There’s nothing more innocent than a celebrity crush, except perhaps silently pining for a cute boy at school, and both are experiences that many women had when they were young. The sheer relatability of these innocent young girls thus makes what happens to them later in the novel all the more shocking and unsettling, because it makes the reader realize that equally terrible things could have happened to them when they were young and boy crazy. Vermette takes every possible opportunity to make her characters, young and old, highly relatable, which is why readers will be unable to put the novel down. We want to know what happens next because we feel that there is a part of ourselves within each of the characters depicted, making the story incredibly personal.

Finding oneself within the characters is a deeply important aspect of reading The Break, as searching for one’s identity is ultimately what many of the characters are struggling to do. Emily and Ziggy are experimenting with what type of women they want to be (i.e. do they want to be geeks or party girls?); Stella is struggling to find a balance between her new life as a young mother, married to a white man, and her Metis roots and ties to her family; Lou is trying to figure out who she is as an individual after two tumultuous relationships; Phoenix, a teenage delinquent, wants to be tough like her uncle because she thinks that is the type of person that she has to be; Sunny and Jake are two teenage boys on the cusp of manhood who, despite hating the concept of gangs, know that they will eventually have to choose which gang they want to be a part of; and the list goes on. In The Break, Vermette does an outstanding job of pitching identity crises that all readers across every walk of life will be able to relate to whilst simultaneously opening her readers’ eyes to the various crises of identity often unique to struggling young Aboriginal men and women like Stella, Phoenix, and Jake.

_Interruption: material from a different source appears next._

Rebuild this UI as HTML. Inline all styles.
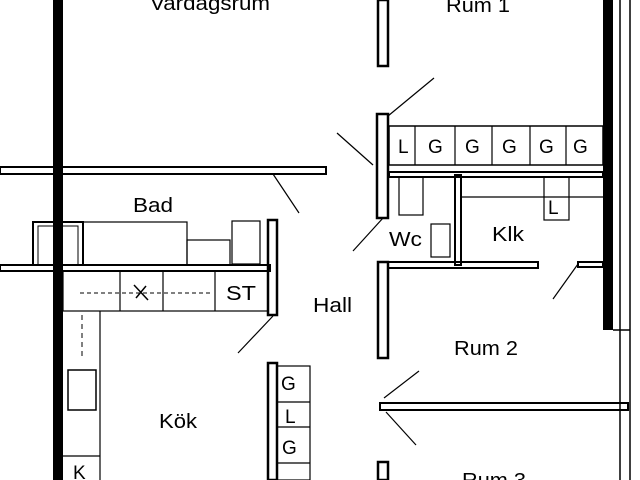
<!DOCTYPE html>
<html><head><meta charset="utf-8"><style>html,body{margin:0;padding:0;background:#fff}svg{display:block}</style></head>
<body>
<svg width="640" height="480" viewBox="0 0 640 480" xmlns="http://www.w3.org/2000/svg" font-family="Liberation Sans, sans-serif" fill="none" stroke="#000">
<rect x="53" y="0" width="10" height="480" fill="#000" stroke="none"/>
<rect x="603" y="0" width="10" height="330" fill="#000" stroke="none"/>
<line x1="620" y1="0" x2="620" y2="480" stroke-width="1.5"/>
<line x1="630" y1="0" x2="630" y2="480" stroke-width="1.5"/>
<line x1="613" y1="330" x2="630" y2="330" stroke-width="1.5"/>
<rect x="0" y="167" width="326" height="7" stroke-width="2"/>
<rect x="0" y="265" width="270" height="6" stroke-width="2"/>
<rect x="378" y="0" width="10" height="66" stroke-width="2.5"/>
<rect x="377" y="114" width="11" height="104" stroke-width="2.5"/>
<rect x="378" y="262" width="10" height="96" stroke-width="2.5"/>
<rect x="378" y="462" width="10" height="18" stroke-width="2.5"/>
<rect x="389" y="126" width="214" height="39" stroke-width="1.5"/>
<g stroke-width="1.2"><line x1="415" y1="126" x2="415" y2="165"/><line x1="455" y1="126" x2="455" y2="165"/><line x1="492" y1="126" x2="492" y2="165"/><line x1="530" y1="126" x2="530" y2="165"/><line x1="566" y1="126" x2="566" y2="165"/></g>
<rect x="389" y="172" width="214" height="5" stroke-width="2"/>
<rect x="455" y="175" width="6" height="90" stroke-width="2"/>
<rect x="388" y="262" width="150" height="6" stroke-width="2"/>
<rect x="578" y="262" width="25" height="5" stroke-width="2"/>
<line x1="461" y1="197" x2="603" y2="197" stroke-width="1.2"/>
<rect x="544" y="177" width="25" height="43" stroke-width="1.2"/>
<rect x="399" y="177" width="24" height="38" stroke-width="1.2"/>
<rect x="431" y="224" width="19" height="33" stroke-width="1.2"/>
<rect x="380" y="403" width="248" height="7" stroke-width="2"/>
<rect x="33" y="222" width="50" height="43" stroke-width="2"/>
<rect x="38" y="226" width="40" height="39" stroke-width="1"/>
<rect x="83" y="222" width="104" height="43" stroke-width="1.2"/>
<rect x="187" y="240" width="43" height="25" stroke-width="1.2"/>
<rect x="232" y="221" width="28" height="43" stroke-width="1.2"/>
<rect x="268" y="220" width="9" height="95" stroke-width="2.5"/>
<rect x="63" y="271" width="205" height="40" stroke-width="1.2"/>
<g stroke-width="1.2"><line x1="120" y1="271" x2="120" y2="311"/><line x1="163" y1="271" x2="163" y2="311"/><line x1="215" y1="271" x2="215" y2="311"/></g>
<line x1="80" y1="293" x2="210" y2="293" stroke-width="1" stroke-dasharray="4 3"/>
<path d="M134 285 L148 300 M136 298 L146 286" stroke-width="1.5"/>
<line x1="100" y1="311" x2="100" y2="480" stroke-width="1.2"/>
<rect x="68" y="370" width="28" height="40" stroke-width="1.5"/>
<line x1="63" y1="456" x2="100" y2="456" stroke-width="1.2"/>
<line x1="82" y1="315" x2="82" y2="360" stroke-width="1" stroke-dasharray="5 4"/>
<rect x="268" y="363" width="9" height="117" stroke-width="2.5"/>
<rect x="277" y="366" width="33" height="114" stroke-width="1.2"/>
<g stroke-width="1.2"><line x1="277" y1="402" x2="310" y2="402"/><line x1="277" y1="427" x2="310" y2="427"/><line x1="277" y1="463" x2="310" y2="463"/></g>
<g stroke-width="1.2">
<line x1="273" y1="174" x2="299" y2="213"/>
<line x1="273" y1="316" x2="238" y2="353"/>
<line x1="388" y1="116" x2="434" y2="78"/>
<line x1="337" y1="133" x2="373" y2="165"/>
<line x1="383" y1="218" x2="353" y2="251"/>
<line x1="578" y1="264" x2="553" y2="299"/>
<line x1="384" y1="398" x2="419" y2="371"/>
<line x1="386" y1="412" x2="416" y2="445"/>
</g>
<g fill="#000" stroke="none" font-size="20">
<text x="150" y="10" textLength="120" lengthAdjust="spacingAndGlyphs">Vardagsrum</text>
<text x="446" y="12" textLength="64" lengthAdjust="spacingAndGlyphs">Rum 1</text>
<text x="133" y="212" textLength="40" lengthAdjust="spacingAndGlyphs">Bad</text>
<text x="226" y="300" textLength="30" lengthAdjust="spacingAndGlyphs">ST</text>
<text x="313" y="312" textLength="39" lengthAdjust="spacingAndGlyphs">Hall</text>
<text x="159" y="428" textLength="38" lengthAdjust="spacingAndGlyphs">Kök</text>
<text x="389" y="246" textLength="33" lengthAdjust="spacingAndGlyphs">Wc</text>
<text x="492" y="241" textLength="32" lengthAdjust="spacingAndGlyphs">Klk</text>
<text x="454" y="355" textLength="64" lengthAdjust="spacingAndGlyphs">Rum 2</text>
<text x="462" y="487" textLength="64" lengthAdjust="spacingAndGlyphs">Rum 3</text>
</g>
<g fill="#000" stroke="none" font-size="19">
<text x="398" y="153">L</text><text x="428" y="153">G</text><text x="465" y="153">G</text><text x="502" y="153">G</text><text x="539" y="153">G</text><text x="573" y="153">G</text>
<text x="548" y="214">L</text>
<text x="281" y="390">G</text><text x="285" y="423">L</text><text x="282" y="454">G</text>
<text x="73" y="479">K</text>
</g>
</svg>
</body></html>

Finally, and perhaps most importantly, the novel showcases the fact that racism is still prevalent in Canada, even if many Canadians prefer to turn a blind eye and pretend otherwise in comparison to our neighbors to the south. Most prominent in the text’s many narratives are the racial tensions present within the story of Officer Tommy Scott. Scott, whose mother was Metis and father was a red-headed white man, has experienced racism his entire life, both blatant and backhanded. His father was a nasty man who sought to “tame” Scott’s Aboriginal mother and fiercely rejected his son’s heritage, forcing him to do the same through physical and verbal abuse in a manner that is very clearly reminiscent of the treatment of Aboriginal youth in residential schools. It is possible that Vermette did this on purpose, to convey that such behaviours and attitudes have not changed at all in the years since the schools were shut down. Furthermore, even after escaping his father’s racism following his death, even Scott’s girlfriend, Hannah, expresses traces of inadvertent racism; she “makes jokes sometimes, vague unfunny quips about her man’s wild ways, how she tamed him. She doesn’t mean anything by it, and he’s never told her it bothers him” (pp. 77). By exposing not only blunt racism, but subtle racism, as well, Vermette emphasizes that racial tensions are deeply engrained within Canadian society, and only by addressing it will things ever change. The fact that Scott “never told [Hannah]” that her racist jokes bothered him is indicative that dialogue needs to occur on both sides, which is a stance that very few narratives in recent years have taken.

The Break is, without a doubt, one of the most emotionally charged, powerful, and beautifully written novels that I have had the pleasure of reading. Its daring approach to storytelling, bold portrayal of risqué subject matter, and strong relatability make it a novel that should be on everyone’s 2018 “To Read” list, and this particular reader gives it a strong five-star rating.